Por Leonardo Boff
La liberación del ex presidente Lula da Silva de la prisión, bajo la presidencia de Bolsonaro, ha suscitado una confrontación dramática entre dos proyectos de Brasil: más que opuestos, son antagónicos. Sin forzar los términos, parece la actualización de la visión del mundo de los gnósticos que leían la historia como una lucha entre el bien y el mal, o según “La Ciudad de Dios”, de san Agustín, entre el amor y el odio.
Efectivamente el proyecto de Bolsonaro se funda en la difusión del odio a los homoafectivos, a los LGBTI, a los negros y a los pobres en general, y en la exaltación de dictaduras, hasta el punto de ensalzar a torturadores notorios. Lula afirma que en él no hay odio, sino el amor que lo llevó y lleva a implementar políticas sociales de inclusión de millones de marginados garantizándoles los mínimos vitales. Hay que reconocer que este escenario proyecta una visión poco dialéctica, escindiendo la historia entre la sombra y la luz, pero infelizmente así es, aunque rechace este tipo de dualismo.
Todo esto sucede en un contexto de ascenso mundial del conservadurismo, del fundamentalismo político y religioso, y de la exacerbación de la lógica del capital que se expresa en un neoliberalismo ultra radical, hecho opción axial del gobierno Bolsonaro. Observemos que este radicalismo neoliberal formulado por las escuelas de Viena y de Chicago, de donde viene Paulo Guedes, sustenta que “no hay derechos fuera de las leyes del mercado y que la pobreza no es un problema ético sino una incompetencia técnica, pues los pobres son individuos que, por culpa propia, perdieron la competición con los otros”. De ese presupuesto teórico se deriva que no hay por qué ocuparse de políticas para los pobres. Es un gobierno de ricos para ricos.
Por el contrario, Lula afirma la centralidad de la justicia social a partir de las grandes mayorías víctimas del orden capitalista. Propone una democracia social y participativa con la inclusión de esas mayorías. Quiso realizar este proyecto con un presidencialismo de coalición de partidos, lo que considero su gran equivocación, en vez de apoyarse en los movimientos sociales, de donde vino, como lo hizo con éxito el presidente de Bolivia, Evo Morales, recientemente depuesto por un golpe clasista y racista.
En Brasil, el racismo y la intolerancia (que siempre estaban ahí, pero ocultos en el armario) han irrumpido explícitamente. Se ocultaban bajo el nombre de “cordialidad del brasileño”. Pero, como bien observó Sérgio Buarque de Hollanda (en “Raizes do Brasil”) esta cordialidad puede significar tanto llaneza y amor, como violencia y odio, puesto que ambas se albergan en el corazón; por eso lo de “cordial”.

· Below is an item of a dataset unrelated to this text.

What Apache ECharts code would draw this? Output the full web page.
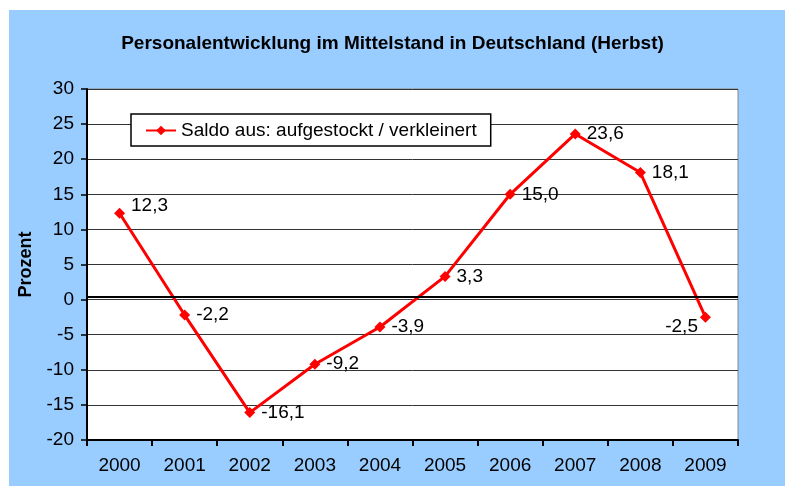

Surfeando en esta onda nacional e internacional se eligió a Jair Bolsonaro y se detuvo y condenó al ex-presidente Lula, mediante el “lawfare”, por el cuerpo judicial que llevaba adelante el Lava Jato. Jair Bolsonaro, incluso después de elegido, utiliza con frecuencia tanto las “fake news” como la mentira directa, y gobierna con sus hijos de forma autoritaria, a veces burda. Lula aparece como un reconocido carismático que habla al corazón de las masas desesperanzadas, proponiendo una democracia social, el Estado de derecho y la urgencia de recuperar lo que ha sido desmantelado.
Todo depende de en qué estilo se dará esta confrontación. Bolsonaro evita la confrontación directa, pues sabe de sus pocas luces; la ha dejado en manos de sus ministros de Justicia, Sérgio Moro, y de Hacienda, Paulo Guedes, mejor pertrechados. Y lo que Lula, a mi modo de ver, necesita, es evitar una confrontación en el mismo nivel de Bolsonaro. Es importante sacar a la luz lo que Bolsonaro oculta y no puede usar: la crudeza de los hechos, la tragedia que asola a las grandes mayorías humilladas y ofendidas. No cabe un discurso de respuesta a Bolsonaro, pues él mismo es autodestructivo, sino hablar de forma positiva al corazón de las masas destituidas, denunciando objetivamente las maldades perpetradas por medidas excluyentes, contrarias a los derechos y a la propia vida.
Para resumir: sería inteligente asumir la actitud del mejor hombre que ha dado Occidente, el pobre y humilde Francisco de Asís. Con su sentido realista, sabía que la realidad es contradictoria, compuesta de lo dia-bólico (lo que divide) y de lo sim-bólico (lo que une). No recalca el lado oscuro de nuestra realidad, sino que fortalece su lado luminoso para que inunde la mente y el corazón. Esta opción supone la convicción de que ningún gobierno puede perdurar asentado en el odio, en la mentira y en el desprecio a los humildes de la Tierra. La verdad, la recta intención y el amor desinteresado pronunciarán la última palabra.